Search the data for the word "this" and copy every line where it occurs.

[Entries with chart source code]
● ● ● ● ● ● ●

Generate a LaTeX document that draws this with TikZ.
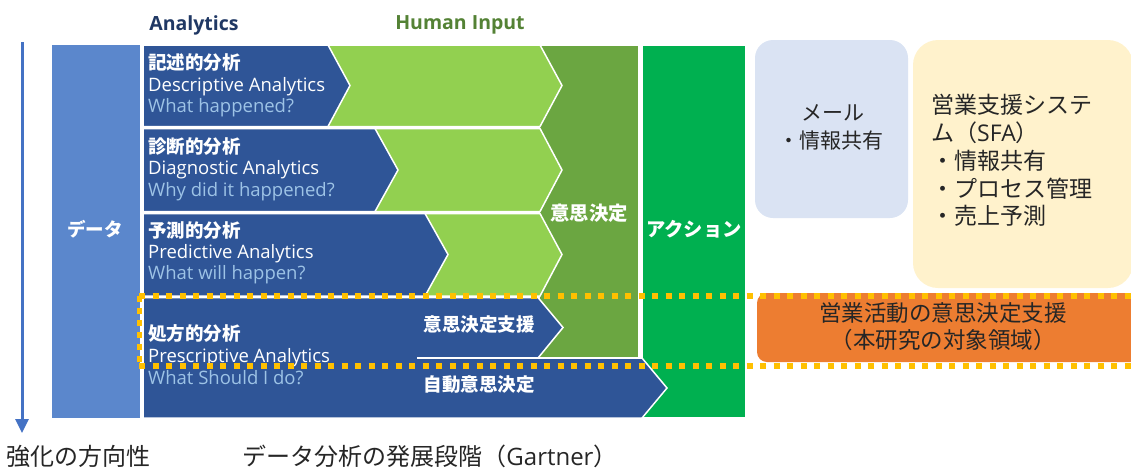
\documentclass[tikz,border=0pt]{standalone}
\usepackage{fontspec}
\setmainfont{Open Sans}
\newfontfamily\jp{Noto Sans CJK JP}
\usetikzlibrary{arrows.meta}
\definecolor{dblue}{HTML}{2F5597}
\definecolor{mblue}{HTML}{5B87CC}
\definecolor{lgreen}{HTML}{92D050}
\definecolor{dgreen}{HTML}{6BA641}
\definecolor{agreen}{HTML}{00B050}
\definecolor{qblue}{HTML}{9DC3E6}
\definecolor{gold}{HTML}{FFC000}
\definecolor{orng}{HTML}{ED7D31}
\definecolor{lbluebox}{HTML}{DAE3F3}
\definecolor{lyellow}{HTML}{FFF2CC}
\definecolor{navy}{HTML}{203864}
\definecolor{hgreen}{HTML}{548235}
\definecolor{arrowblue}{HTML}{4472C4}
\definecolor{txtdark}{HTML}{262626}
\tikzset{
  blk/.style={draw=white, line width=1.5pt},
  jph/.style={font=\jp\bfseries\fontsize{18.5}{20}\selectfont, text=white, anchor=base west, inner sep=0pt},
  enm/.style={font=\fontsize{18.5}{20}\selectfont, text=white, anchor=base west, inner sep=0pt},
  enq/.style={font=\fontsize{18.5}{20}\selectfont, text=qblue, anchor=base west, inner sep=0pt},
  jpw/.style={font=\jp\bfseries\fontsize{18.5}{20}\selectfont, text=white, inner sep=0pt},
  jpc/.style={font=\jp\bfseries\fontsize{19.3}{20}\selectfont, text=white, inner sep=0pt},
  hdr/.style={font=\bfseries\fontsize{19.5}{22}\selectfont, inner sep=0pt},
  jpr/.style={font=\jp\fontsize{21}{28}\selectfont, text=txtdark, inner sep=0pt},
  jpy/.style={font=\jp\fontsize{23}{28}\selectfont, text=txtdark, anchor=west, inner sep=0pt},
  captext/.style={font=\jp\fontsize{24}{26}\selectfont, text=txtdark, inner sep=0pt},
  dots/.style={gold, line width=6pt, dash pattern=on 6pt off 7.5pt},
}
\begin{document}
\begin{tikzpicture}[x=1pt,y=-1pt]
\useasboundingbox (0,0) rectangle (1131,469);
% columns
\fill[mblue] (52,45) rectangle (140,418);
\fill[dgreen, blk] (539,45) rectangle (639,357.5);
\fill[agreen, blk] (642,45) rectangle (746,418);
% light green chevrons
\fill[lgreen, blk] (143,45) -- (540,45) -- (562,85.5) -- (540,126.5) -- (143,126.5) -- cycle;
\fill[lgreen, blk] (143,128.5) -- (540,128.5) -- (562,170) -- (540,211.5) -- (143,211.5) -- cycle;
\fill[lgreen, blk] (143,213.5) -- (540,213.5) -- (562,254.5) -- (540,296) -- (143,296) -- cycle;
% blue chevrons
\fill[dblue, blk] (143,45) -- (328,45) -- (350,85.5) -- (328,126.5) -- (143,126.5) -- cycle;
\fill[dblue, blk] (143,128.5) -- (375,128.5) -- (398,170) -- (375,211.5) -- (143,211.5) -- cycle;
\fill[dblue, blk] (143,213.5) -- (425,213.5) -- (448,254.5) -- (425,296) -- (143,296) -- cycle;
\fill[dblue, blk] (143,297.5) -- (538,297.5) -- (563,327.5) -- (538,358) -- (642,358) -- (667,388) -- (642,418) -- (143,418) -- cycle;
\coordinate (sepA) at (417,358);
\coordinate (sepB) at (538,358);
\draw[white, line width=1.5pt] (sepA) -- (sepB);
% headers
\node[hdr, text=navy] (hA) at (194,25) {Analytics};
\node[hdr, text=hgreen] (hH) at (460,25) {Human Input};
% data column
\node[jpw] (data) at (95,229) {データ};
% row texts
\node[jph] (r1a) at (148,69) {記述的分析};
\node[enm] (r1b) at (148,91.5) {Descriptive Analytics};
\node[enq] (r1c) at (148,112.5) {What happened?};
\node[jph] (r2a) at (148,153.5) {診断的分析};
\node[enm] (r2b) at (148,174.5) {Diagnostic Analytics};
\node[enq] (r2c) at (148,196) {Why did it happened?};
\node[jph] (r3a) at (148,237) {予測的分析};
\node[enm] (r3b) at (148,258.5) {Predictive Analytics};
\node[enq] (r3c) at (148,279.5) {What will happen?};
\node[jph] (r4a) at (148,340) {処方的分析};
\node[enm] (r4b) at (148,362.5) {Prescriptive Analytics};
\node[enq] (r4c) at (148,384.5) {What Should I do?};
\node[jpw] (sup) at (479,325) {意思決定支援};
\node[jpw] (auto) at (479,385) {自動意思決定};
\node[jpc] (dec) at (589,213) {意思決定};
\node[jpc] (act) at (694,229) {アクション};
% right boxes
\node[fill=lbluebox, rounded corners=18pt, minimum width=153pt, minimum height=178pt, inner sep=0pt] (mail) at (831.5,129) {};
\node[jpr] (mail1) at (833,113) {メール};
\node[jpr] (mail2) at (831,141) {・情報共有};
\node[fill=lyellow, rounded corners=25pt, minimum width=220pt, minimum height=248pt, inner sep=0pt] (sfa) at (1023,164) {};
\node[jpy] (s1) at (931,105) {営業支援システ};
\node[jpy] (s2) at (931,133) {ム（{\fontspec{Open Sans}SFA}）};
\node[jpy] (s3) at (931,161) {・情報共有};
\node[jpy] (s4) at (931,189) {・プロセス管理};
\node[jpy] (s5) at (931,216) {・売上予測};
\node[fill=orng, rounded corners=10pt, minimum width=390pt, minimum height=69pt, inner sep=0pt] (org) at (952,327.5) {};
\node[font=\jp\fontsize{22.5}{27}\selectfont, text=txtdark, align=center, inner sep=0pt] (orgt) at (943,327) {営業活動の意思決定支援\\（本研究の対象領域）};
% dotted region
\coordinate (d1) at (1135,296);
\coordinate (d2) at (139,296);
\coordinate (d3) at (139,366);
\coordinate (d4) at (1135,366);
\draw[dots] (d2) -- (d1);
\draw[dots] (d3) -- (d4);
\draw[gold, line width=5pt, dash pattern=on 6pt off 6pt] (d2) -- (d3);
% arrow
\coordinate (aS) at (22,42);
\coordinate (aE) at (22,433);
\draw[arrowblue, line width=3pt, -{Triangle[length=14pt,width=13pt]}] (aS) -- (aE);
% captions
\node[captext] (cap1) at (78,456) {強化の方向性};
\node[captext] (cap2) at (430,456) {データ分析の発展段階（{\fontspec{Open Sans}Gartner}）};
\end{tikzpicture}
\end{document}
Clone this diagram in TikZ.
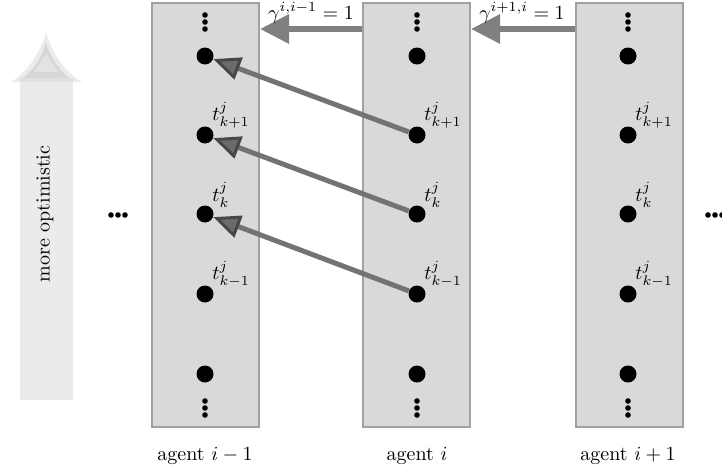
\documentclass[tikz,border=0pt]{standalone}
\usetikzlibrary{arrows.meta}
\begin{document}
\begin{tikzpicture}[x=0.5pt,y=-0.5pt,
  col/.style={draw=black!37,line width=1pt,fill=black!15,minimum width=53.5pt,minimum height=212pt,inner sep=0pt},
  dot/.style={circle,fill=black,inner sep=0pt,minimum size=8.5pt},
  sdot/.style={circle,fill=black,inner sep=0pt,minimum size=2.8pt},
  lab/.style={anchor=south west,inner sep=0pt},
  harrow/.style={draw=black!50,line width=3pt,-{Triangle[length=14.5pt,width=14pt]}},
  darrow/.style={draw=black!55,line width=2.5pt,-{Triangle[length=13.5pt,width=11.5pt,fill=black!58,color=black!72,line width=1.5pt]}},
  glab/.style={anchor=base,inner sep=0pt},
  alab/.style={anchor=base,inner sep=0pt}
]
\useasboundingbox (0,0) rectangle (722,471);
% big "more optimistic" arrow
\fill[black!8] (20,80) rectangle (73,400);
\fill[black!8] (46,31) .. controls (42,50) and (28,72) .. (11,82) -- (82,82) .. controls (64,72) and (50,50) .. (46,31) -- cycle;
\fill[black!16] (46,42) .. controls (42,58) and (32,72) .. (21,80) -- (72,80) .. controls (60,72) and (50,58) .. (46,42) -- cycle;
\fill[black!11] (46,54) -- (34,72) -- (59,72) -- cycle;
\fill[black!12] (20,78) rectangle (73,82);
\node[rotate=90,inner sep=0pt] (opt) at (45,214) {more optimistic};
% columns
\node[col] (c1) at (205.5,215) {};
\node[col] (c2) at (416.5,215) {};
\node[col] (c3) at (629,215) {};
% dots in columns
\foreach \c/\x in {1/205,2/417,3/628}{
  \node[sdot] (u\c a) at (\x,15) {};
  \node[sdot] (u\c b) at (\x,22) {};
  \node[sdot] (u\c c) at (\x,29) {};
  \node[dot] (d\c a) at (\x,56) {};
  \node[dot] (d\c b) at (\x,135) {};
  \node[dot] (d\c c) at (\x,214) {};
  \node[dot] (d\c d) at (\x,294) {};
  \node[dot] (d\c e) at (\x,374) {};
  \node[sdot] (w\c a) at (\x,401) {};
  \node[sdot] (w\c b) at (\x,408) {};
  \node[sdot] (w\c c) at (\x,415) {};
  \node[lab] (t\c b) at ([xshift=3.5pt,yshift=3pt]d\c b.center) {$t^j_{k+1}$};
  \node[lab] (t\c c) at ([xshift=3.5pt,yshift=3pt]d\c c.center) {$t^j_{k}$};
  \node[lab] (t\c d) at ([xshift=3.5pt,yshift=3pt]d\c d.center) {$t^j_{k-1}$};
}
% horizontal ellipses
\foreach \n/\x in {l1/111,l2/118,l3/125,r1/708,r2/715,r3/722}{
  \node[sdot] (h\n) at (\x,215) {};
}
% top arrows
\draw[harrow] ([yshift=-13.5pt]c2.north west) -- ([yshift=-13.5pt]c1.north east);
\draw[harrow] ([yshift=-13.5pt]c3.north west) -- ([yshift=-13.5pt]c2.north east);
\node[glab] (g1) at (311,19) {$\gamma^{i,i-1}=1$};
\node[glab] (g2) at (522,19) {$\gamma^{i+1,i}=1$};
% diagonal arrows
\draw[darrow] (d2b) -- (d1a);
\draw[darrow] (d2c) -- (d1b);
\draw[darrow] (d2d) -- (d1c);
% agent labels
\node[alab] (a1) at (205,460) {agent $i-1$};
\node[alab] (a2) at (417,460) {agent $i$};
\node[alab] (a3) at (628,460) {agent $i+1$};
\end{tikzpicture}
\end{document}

● ● ● ● ● ● ●

• **Output of the task**:
Generate a LaTeX document that draws this with TikZ.
Clone this diagram in TikZ.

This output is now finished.